PROBLEM REQUIREMENTS ::
Read the listing below and copy out every line that holds "React".

--- begin MATERIAL ---

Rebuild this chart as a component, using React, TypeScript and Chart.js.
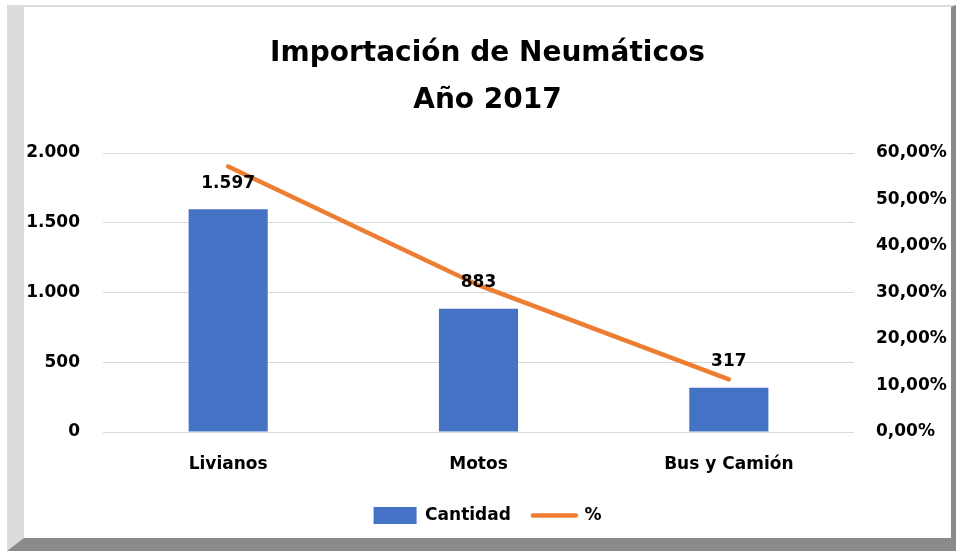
import React, { useEffect, useRef } from "react";
import { Chart, registerables } from "chart.js";

Chart.register(...registerables);

const titleLines = ["Importación de Neumáticos", "Año 2017"];
const categories = ["Livianos", "Motos", "Bus y Camión"];
const cantidad = [1597, 883, 317];
const porcentaje = [57.09, 31.57, 11.33];
const leftAxis = { min: 0, max: 2000, step: 500 };
const rightAxis = { min: 0, max: 60, step: 10 };
const seriesNames = ["Cantidad", "%"];

const BLUE = "#4472C4";
const ORANGE = "#ED7D31";
const FONT = "'DejaVu Sans', sans-serif";

const fmtThousands = (v: number) =>
  String(Math.round(v)).replace(/\B(?=(\d{3})+(?!\d))/g, ".");
const fmtPct = (v: number) => v.toFixed(2).replace(".", ",") + "%";

const barLabels = {
  id: "barLabels",
  afterDatasetsDraw(chart: any) {
    const meta = chart.getDatasetMeta(0);
    const ctx = chart.ctx;
    ctx.save();
    ctx.font = `bold 17px ${FONT}`;
    ctx.fillStyle = "#000";
    ctx.textAlign = "center";
    ctx.textBaseline = "middle";
    meta.data.forEach((el: any, i: number) => {
      ctx.fillText(fmtThousands(cantidad[i]), el.x, el.y - 26);
    });
    ctx.restore();
  },
};

export default function App() {
  const ref = useRef<HTMLCanvasElement | null>(null);

  useEffect(() => {
    if (!ref.current) return;
    const chart = new Chart(ref.current, {
      type: "bar",
      data: {
        labels: categories,
        datasets: [
          {
            type: "bar",
            label: seriesNames[0],
            data: cantidad,
            backgroundColor: BLUE,
            borderWidth: 0,
            yAxisID: "y",
            categoryPercentage: 1,
            barPercentage: 0.316,
          },
          {
            type: "line",
            label: seriesNames[1],
            data: porcentaje,
            borderColor: ORANGE,
            backgroundColor: ORANGE,
            borderWidth: 4.5,
            borderCapStyle: "round",
            pointRadius: 0,
            tension: 0,
            yAxisID: "y1",
          },
        ],
      } as any,
      plugins: [barLabels],
      options: {
        animation: false,
        responsive: true,
        maintainAspectRatio: false,
        layout: { padding: { left: 0, right: 0, top: 0, bottom: 4 } },
        plugins: {
          tooltip: { enabled: false },
          title: {
            display: true,
            text: titleLines,
            color: "#000",
            font: { family: FONT, size: 28, weight: "bold", lineHeight: 47 / 28 },
            padding: { top: 23, bottom: 29 },
          },
          legend: {
            display: true,
            position: "bottom",
            labels: {
              color: "#000",
              font: { family: FONT, size: 17, weight: "bold" },
              usePointStyle: true,
              pointStyleWidth: 43,
              boxHeight: 17,
              padding: 22,
              generateLabels: (c: any) => {
                const items = (Chart.defaults.plugins.legend.labels as any).generateLabels(c);
                return items.map((it: any, i: number) =>
                  i === 0
                    ? { ...it, pointStyle: "rect", lineWidth: 0, fillStyle: BLUE, strokeStyle: BLUE }
                    : { ...it, pointStyle: "line", lineWidth: 4.5, strokeStyle: ORANGE, lineCap: "round" }
                );
              },
            },
          },
        },
        scales: {
          x: {
            grid: { display: false },
            border: { display: false },
            ticks: {
              color: "#000",
              font: { family: FONT, size: 17, weight: "bold" },
              padding: 14,
            },
            afterFit: (s: any) => {
              s.height = 53;
            },
          },
          y: {
            position: "left",
            min: leftAxis.min,
            max: leftAxis.max,
            grid: { color: "#d9d9d9", lineWidth: 1, drawTicks: false },
            border: { display: false },
            ticks: {
              stepSize: leftAxis.step,
              color: "#000",
              font: { family: FONT, size: 17, weight: "bold" },
              padding: 23,
              callback: (v: any) => fmtThousands(Number(v)),
            },
            afterFit: (s: any) => {
              s.width = 79;
            },
          },
          y1: {
            position: "right",
            min: rightAxis.min,
            max: rightAxis.max,
            grid: { display: false, drawTicks: false },
            border: { display: false },
            ticks: {
              stepSize: rightAxis.step,
              color: "#000",
              font: { family: FONT, size: 17, weight: "bold" },
              padding: 22,
              callback: (v: any) => fmtPct(Number(v)),
            },
            afterFit: (s: any) => {
              s.width = 97;
            },
          },
        },
      } as any,
    });
    return () => chart.destroy();
  }, []);

  return (
    <div style={{ position: "fixed", left: 0, top: 0, width: 956, height: 551, background: "#fff" }}>
      <div
        style={{
          position: "absolute",
          left: 7,
          top: 5,
          width: 949,
          height: 546,
          boxSizing: "border-box",
          borderLeft: "17px solid #dcdcdc",
          borderTop: "2px solid #dcdcdc",
          borderRight: "5px solid #8a8a8a",
          borderBottom: "13px solid #8a8a8a",
          background: "#fff",
        }}
      />
      <div
        style={{
          position: "absolute",
          left: 24,
          top: 7,
          width: 927,
          height: 531,
        }}
      >
        <canvas ref={ref} />
      </div>
    </div>
  );
}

--- end MATERIAL ---

THE RESULT ::
Rebuild this chart as a component, using React, TypeScript and Chart.js.
import React, { useEffect, useRef } from "react";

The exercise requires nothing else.